There was of course another option available, at least when i was getting properly involved in the left in the mid-late 2000s, to explain the right. The right, for the exponents of it, were always a present danger. No, they were more than that: every moment was a potential 1932.
This was a position most often seen in a very particularly post-Trotskyist milieu. For them, the fascists were everywhere, hiding just beneath the glossy surface of liberal society, ready to strike. The workers, on the other hand, were always just waiting for the confidence (a word with almost metaphysical power, and one i used to bristle at every time i heard it) to rise up. Who would give the workers this confidence, and who would be the ones active enough to defeat the almost-present fascists? Well, that was obvious: the meeting will be at 6 o’clock tonight, comrade.
This has other, even worse, blindspots. Ultimately, it was a way of avoiding talking politics. If every enemy is a fascist, then what is the point of understanding the right on its own terms? If fascism is always on the march, then why bother paying attention to what is happening in the world? When the far right surges in the polls, then we have been confirmed in our fears. If it doesn’t, then our organising has been effective. Easy.
I’ve been thinking about this recently because i’ve been searching for good books by thinkers of the left on the right, both new and old. I’ve been remarkably unsuccessful. In Britain, there’s no end of excellent works on Labour. Many too on liberalism. On the Tories? Few and far between – almost non-existent. Two recent books that somewhat have halted that trend, by Phil Burton-Cartledge and Samuel Earle, merely show how up little has been written on them since the 1980s.
Others are doing good stuff. Obviously, Know Your Enemy is superb. And Sam Kriss has been doing plenty of good work on the more internet-addled end of this stuff – taking these thinkers as seriously as they deserve to be. But more, far more, needs to be done – in Britain, as well as Europe and the States.
I’ve meant to write something on the sad loss of Fred Jameson, but won’t get around to it any time soon, what with an 8 month old scooting around the flat. But there has been some superb obituaries of him already. I particularly liked this one, from Terry Eagleton, who mentions the “mouth-filling rhetoric of his literary style”, which i thought was a great description of his heavy, reference-laden writing. I’ve often thought there was something wonderful about Jameson’s style: it was difficult, undoubtedly, sometimes too difficult, but it takes the intelligence of his readers seriously without reneging on style and without falling into jargony word salads so often seen in academic prose of the sort that thinks it is being rigorously intellectual.
This, by Owen Hatherley, was wonderful too. Likewise, Ben Kunkel.

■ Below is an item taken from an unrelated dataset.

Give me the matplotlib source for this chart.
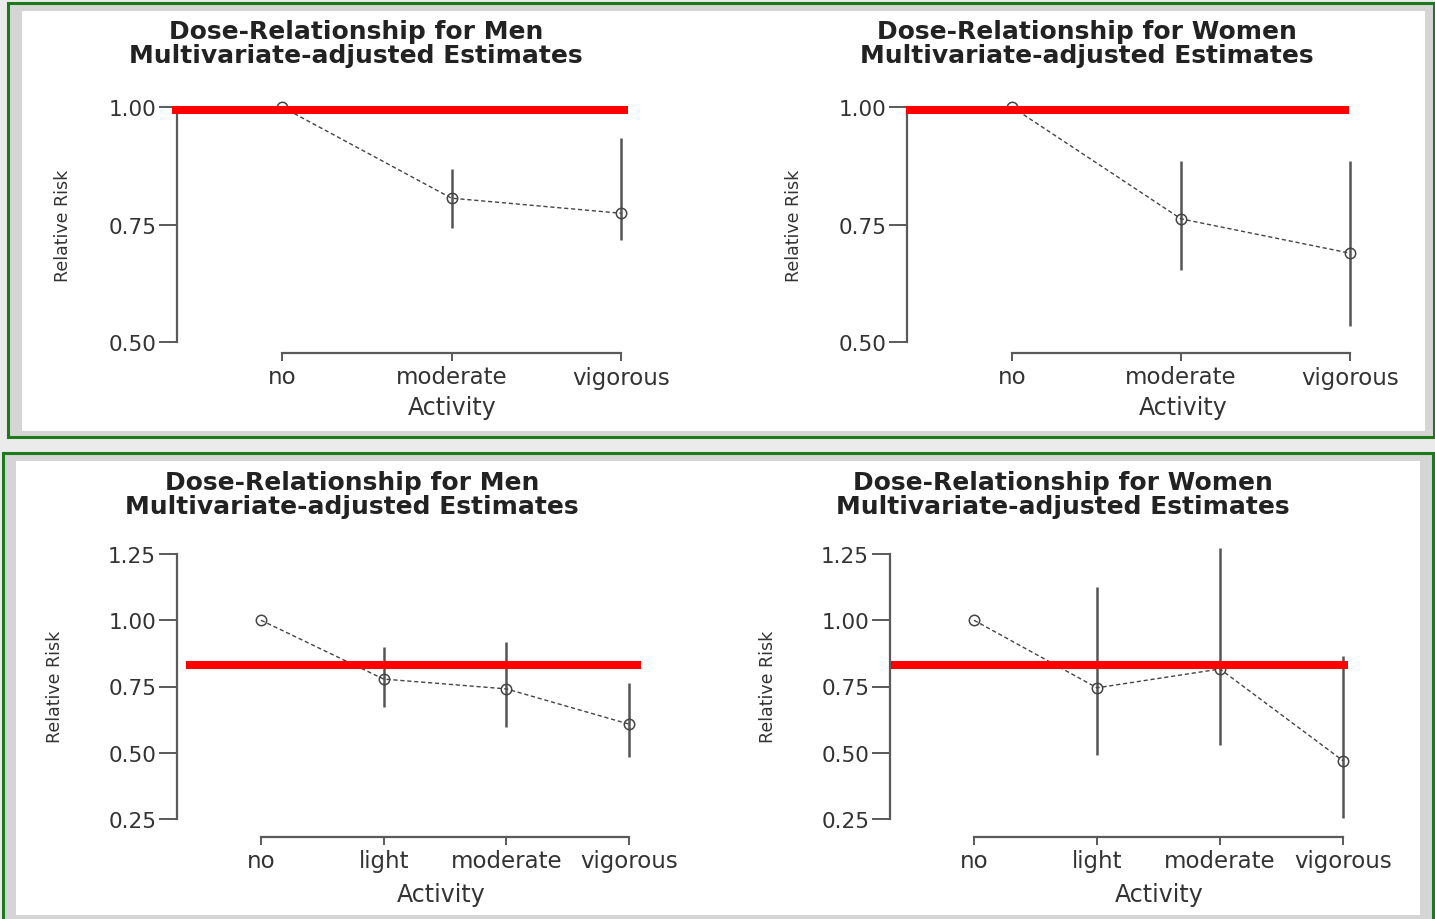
import numpy as np
import matplotlib
matplotlib.use('Agg')
import matplotlib.pyplot as plt
from matplotlib.patches import Rectangle

# data
cats3 = ['no', 'moderate', 'vigorous']
cats4 = ['no', 'light', 'moderate', 'vigorous']

men3_rr = [1.00, 0.806, 0.774]
men3_lo = [1.00, 0.743, 0.717]
men3_hi = [1.00, 0.868, 0.934]

women3_rr = [1.00, 0.762, 0.689]
women3_lo = [1.00, 0.653, 0.534]
women3_hi = [1.00, 0.885, 0.885]

men4_rr = [1.00, 0.778, 0.741, 0.608]
men4_lo = [1.00, 0.673, 0.597, 0.484]
men4_hi = [1.00, 0.899, 0.918, 0.763]

women4_rr = [1.00, 0.745, 0.816, 0.470]
women4_lo = [1.00, 0.491, 0.529, 0.254]
women4_hi = [1.00, 1.125, 1.273, 0.865]

ref_level = [0.994, 0.994, 0.831, 0.831]
yticks3 = [0.50, 0.75, 1.00]
yticks4 = [0.25, 0.50, 0.75, 1.00, 1.25]

titles = ['Dose-Relationship for Men\nMultivariate-adjusted Estimates',
          'Dose-Relationship for Women\nMultivariate-adjusted Estimates',
          'Dose-Relationship for Men\nMultivariate-adjusted Estimates',
          'Dose-Relationship for Women\nMultivariate-adjusted Estimates']

W, H = 1435, 920
fig = plt.figure(figsize=(W / 100, H / 100), dpi=100, facecolor='#ebebeb')

def fx(x):
    return x / W

def fy(y):
    return 1 - y / H

# green framed boxes
for (x0, y0, x1, y1), (wx0, wy0, wx1, wy1) in [((8, 4, 1434, 438), (22, 12, 1425, 432)),
                                              ((3, 454, 1433, 922), (16, 462, 1420, 916))]:
    fig.patches.append(Rectangle((fx(x0), fy(y1)), fx(x1 - x0), (y1 - y0) / H,
                                 transform=fig.transFigure, facecolor='#d5d5d5',
                                 edgecolor='#1b7a1b', linewidth=2.2, zorder=-3))
    fig.patches.append(Rectangle((fx(wx0), fy(wy1)), fx(wx1 - wx0), (wy1 - wy0) / H,
                                 transform=fig.transFigure, facecolor='white',
                                 edgecolor='none', zorder=-2))

txt = '#333333'
axc = '#5a5a5a'

def make_ax(box, xpx, ypx, yvals, n):
    left, right, top, bottom = box
    ax = fig.add_axes([fx(left), fy(bottom), fx(right - left), (bottom - top) / H])
    ax.set_zorder(1)
    ax.patch.set_alpha(0)
    xs = (xpx[1] - xpx[0]) / (n - 1)
    ax.set_xlim((left - xpx[0]) / xs, (right - xpx[0]) / xs)
    ys = (ypx[0] - ypx[1]) / (yvals[1] - yvals[0])
    ax.set_ylim(yvals[0] - (bottom - ypx[0]) / ys, yvals[1] + (ypx[1] - top) / ys)
    return ax

panels = [
    (cats3, men3_rr, men3_lo, men3_hi, yticks3, (177, 660, 95, 354), (282, 621), (343, 108), (0.5, 1.0), (-0.649, 2.04)),
    (cats3, women3_rr, women3_lo, women3_hi, yticks3, (907, 1400, 95, 354), (1012, 1350), (343, 108), (0.5, 1.0), (-0.627, 1.995)),
    (cats4, men4_rr, men4_lo, men4_hi, yticks4, (177, 660, 540, 838), (261, 629), (820, 555), (0.25, 1.25), (-0.611, 3.10)),
    (cats4, women4_rr, women4_lo, women4_hi, yticks4, (890, 1400, 540, 838), (974, 1343), (820, 555), (0.25, 1.25), (-0.675, 3.04)),
]
title_pos = [(356, 44), (1087, 44), (352, 495), (1063, 495)]
ylab_pos = [(63, 226), (794, 226), (55, 687), (768, 687)]
xlab_pos = [(452, 408), (1183, 408), (441, 895), (1159, 895)]

for i, (cats, rr, lo, hi, yt, box, xpx, ypx, yv, redx) in enumerate(panels):
    n = len(cats)
    ax = make_ax(box, xpx, ypx, yv, n)
    x = np.arange(n)
    ax.vlines(x, lo, hi, color='#555555', linewidth=1.8, zorder=2)
    ax.plot(x, rr, linestyle=(0, (3, 2)), color='#444444', linewidth=1.0,
            marker='o', markersize=7.5, markerfacecolor='none',
            markeredgecolor='#444444', markeredgewidth=1.1, zorder=3)
    ax.plot(redx, [ref_level[i]] * 2, color='#ff0000', linewidth=5.8,
            solid_capstyle='butt', clip_on=False, zorder=5)

    for s in ['top', 'right']:
        ax.spines[s].set_visible(False)
    ax.spines['left'].set_bounds(yt[0], yt[-1])
    ax.spines['bottom'].set_bounds(0, n - 1)
    for s in ['left', 'bottom']:
        ax.spines[s].set_color(axc)
        ax.spines[s].set_linewidth(1.6)
    ax.set_yticks(yt)
    ax.set_yticklabels(['%.2f' % v for v in yt])
    ax.set_xticks(x)
    ax.set_xticklabels(cats)
    ax.tick_params(axis='y', length=13, width=1.4, color=axc, labelsize=15.5,
                   labelcolor=txt, pad=2)
    ax.tick_params(axis='x', length=6, width=1.4, color=axc, labelsize=16.5,
                   labelcolor=txt, pad=3)

    tx, ty = title_pos[i]
    fig.text(fx(tx), fy(ty), titles[i], ha='center', va='center', fontsize=18,
             fontweight='bold', color='#222222', linespacing=1.0)
    lx, ly = ylab_pos[i]
    fig.text(fx(lx), fy(ly), 'Relative Risk', ha='center', va='center', rotation=90,
             fontsize=12.5, color=txt)
    ax_x, ax_y = xlab_pos[i]
    fig.text(fx(ax_x), fy(ax_y), 'Activity', ha='center', va='center', fontsize=17,
             color=txt)

fig.savefig('out.png', dpi=100, facecolor=fig.get_facecolor())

It’s been years since i’ve properly engaged with Jameson – really, since i was an MA student obsessively reading Walter Benjamin. Jameson’s book on Brecht was a massive influence on me then, as was his collection Aesthetics and Politics. I’ve been going back over some of this in the past week, as well as some more recent works like his bravura Antinomies of Realism, in whatever snatched moments i now have to properly read; he really was a brilliant thinker – perhaps even, as Kunkel says, as much of a genius as any Marxist could allow. A great loss.
The dearth of material on the far right reflects that how little there is to speak of any real far right in the west since 1945. The far right in the west is about as formidable as a North Korean libertarian party or a Saudi Arabian Christian democratic organization. When it does exist, it is only as a political farce, or a ghost meant to justify reprisals.